Of course it’s concerning the way we’re so entrenched in celebrity culture that it takes a celebrity to say these things before anyone notices. Perhaps next we’ll have a weatherman commenting that freedom of choice can only come through the market system, then a Zoo model countering that capitalism inherently relies on the extraction of labour power from the productive classes.

But I’m almost tempted to argue “if that’s what it takes…” It exposes the game where, if Brand says it, he’s dismissed as a “champagne anarchist” who is inherently out of touch with the everyday world he’s describing. Whereas when some ordinary working person looked up from their red bills to say the same thing, they simply wouldn’t show up on ‘Newsnight’ in the first place. Your face is wrong or non-existent. Okay, given the choice, let’s pick ‘wrong’.

It veers, like it always seems to, onto the vote. What’s notable is that voting is so much like that other great totem, the free market, in both the way it’s supposed to work and the way it really does.

Look at the current furore over rising energy bills. Opening up the energy market to competition was supposed to ‘liberalise’ it, to create all these lean, client-hungry companies who’d compete against one another until the consumer got the best possible deal. But of course in reality it quickly fell to six large suppliers, who formed a de facto cartel to push up prices as much as they could - and rack up their profits to levels previously unimagined. Which has pushed an ever-increasing number of people into fuel poverty. While they have money to burn, their embezzling has caused levels of hardship up to and including death. Not surprisingly, people are not entirely happy.

In which case, a political party is supposed to reflect that strength of opinion. The demand is out there, so of course a provider will come along to fill it. Except of course none of that has happened. It’s the same stacked choice between the same small cartel of providers. While polls show most people want energy re-nationalised, the choice we actually get is between Labour’s “Marxist” option of a temporary price freeze (after which they can presumably just rack prices up again). Or the Tories’ master plan of making it easier for people to switch. (Between the same six suppliers who have the whole thing already sewn up and raise their prices in virtual unison. Like, duh!)

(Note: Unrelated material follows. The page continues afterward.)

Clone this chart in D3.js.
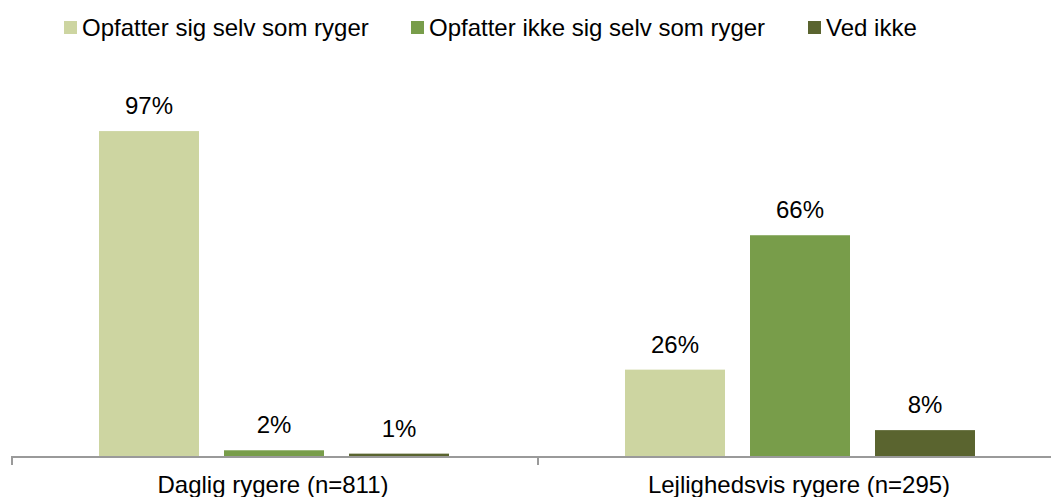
<!DOCTYPE html>
<html>
<head>
<meta charset="utf-8">
<script src="https://cdn.jsdelivr.net/npm/d3@7"></script>
<style>
  body { margin: 0; background: #fff; }
  text { font-family: "Liberation Sans", Arial, sans-serif; fill: #000; font-size: 24px; }
</style>
</head>
<body>
<svg id="chart" width="1051" height="497"></svg>
<script>
const categories = ["Daglig rygere (n=811)", "Lejlighedsvis rygere (n=295)"]
const series = ["Opfatter sig selv som ryger", "Opfatter ikke sig selv som ryger", "Ved ikke"]
const selvRyger = [0.97, 0.26]
const ikkeRyger = [0.02, 0.66]
const vedIkke = [0.01, 0.08]
const colors = ["#cdd5a1", "#789d4a", "#5a642f"]

const values = [selvRyger, ikkeRyger, vedIkke]

const svg = d3.select("#chart")
const baseY = 457

const x0 = d3.scaleBand()
  .domain(categories)
  .range([11, 1063])

const x1 = d3.scaleBand()
  .domain(series)
  .range([88, 438])
  .paddingInner(0.2)
  .paddingOuter(0)

const y = d3.scaleLinear()
  .domain([0, 1])
  .range([baseY, baseY - 336])

const groups = svg.selectAll("g.group")
  .data(categories)
  .enter()
  .append("g")
  .attr("class", "group")
  .attr("transform", d => `translate(${x0(d)},0)`)

series.forEach((s, si) => {
  groups.append("rect")
    .attr("x", x1(s))
    .attr("width", x1.bandwidth())
    .attr("y", (d, ci) => y(values[si][ci]))
    .attr("height", (d, ci) => baseY - y(values[si][ci]))
    .attr("fill", colors[si])

  groups.append("text")
    .attr("x", x1(s) + x1.bandwidth() / 2)
    .attr("y", (d, ci) => y(values[si][ci]) - 17)
    .attr("text-anchor", "middle")
    .text((d, ci) => d3.format(".0%")(values[si][ci]))
})

// axis
const axis = svg.append("g")
axis.append("line")
  .attr("x1", 11).attr("x2", 1051)
  .attr("y1", baseY).attr("y2", baseY)
  .attr("stroke", "#9a9a9a")
  .attr("stroke-width", 2)

axis.selectAll("line.tick")
  .data(categories)
  .enter()
  .append("line")
  .attr("class", "tick")
  .attr("x1", d => x0(d) + 1).attr("x2", d => x0(d) + 1)
  .attr("y1", baseY).attr("y2", baseY + 8)
  .attr("stroke", "#9a9a9a")
  .attr("stroke-width", 2)

axis.selectAll("text.cat")
  .data(categories)
  .enter()
  .append("text")
  .attr("class", "cat")
  .attr("x", d => x0(d) + x0.bandwidth() / 2 - 1)
  .attr("y", 493)
  .attr("text-anchor", "middle")
  .text(d => d)

// legend
const legendX = [64, 411, 808]
const legend = svg.selectAll("g.legend")
  .data(series)
  .enter()
  .append("g")
  .attr("class", "legend")
  .attr("transform", (d, i) => `translate(${legendX[i]},0)`)

legend.append("rect")
  .attr("x", 0).attr("y", 21)
  .attr("width", 13).attr("height", 13)
  .attr("fill", (d, i) => colors[i])

legend.append("text")
  .attr("x", 18)
  .attr("y", 36)
  .text(d => d)
</script>
</body>
</html>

This doesn’t happen because politicians are inherently grasping little grubbers (even though many of them are), but because the power actually lies with… and I expect you can see the pun coming… the power companies. Power lies in ownership of money and property. It belongs to a class. It does not lie in any particular building, however charming a view of the Thames it might offer.

Yet, all of that said, I simply don’t get this fixation over voting. Ultimately, it seems a distraction. I don’t vote as a means to achieve social change, for the same reason I don’t dress up as a pirate when my bathroom needs cleaning. It’s got nothing to do with ‘pirate apathy’, I just don’t see any meaningful way where the one thing will lead to the other.

Which means it’s flat-out mistaken to replace a fixation for voting with a fixation for not voting. I don’t vote. There’s people I know, who I feel politically affiliated to, who do. But they don’t have any of those illusions about the process genuinely representing their interests. They just figure out they might as well, in case it somehow does some good. Or, perhaps more likely, mitigates some evil. The difference between me and them seems minor, and not particularly worth going into.

And not voting, in and of itself, is merely passive. It’s not an act of defiance, because it’s not an act of any kind. When voting levels fall (as they have done, pretty much consistently in recent decades), it may put the wind up politicians a little. But anyone who thinks it disrupts the embezzling antics of the power companies really needs to get out more. We don’t prop the system up by voting for it, nor even by buying its products, but by working for it. I am, to put it mildly, less convinced than Brand that “the revolution” is imminent, “totally going to happen” or whatever else he said. But the whole racket is over as soon as we recognise that, underneath the Orwellian rhetoric of “wealth creators”, these are people who need us while we don’t need them.

Then we won’t need popular entertainers to speak up for us any more.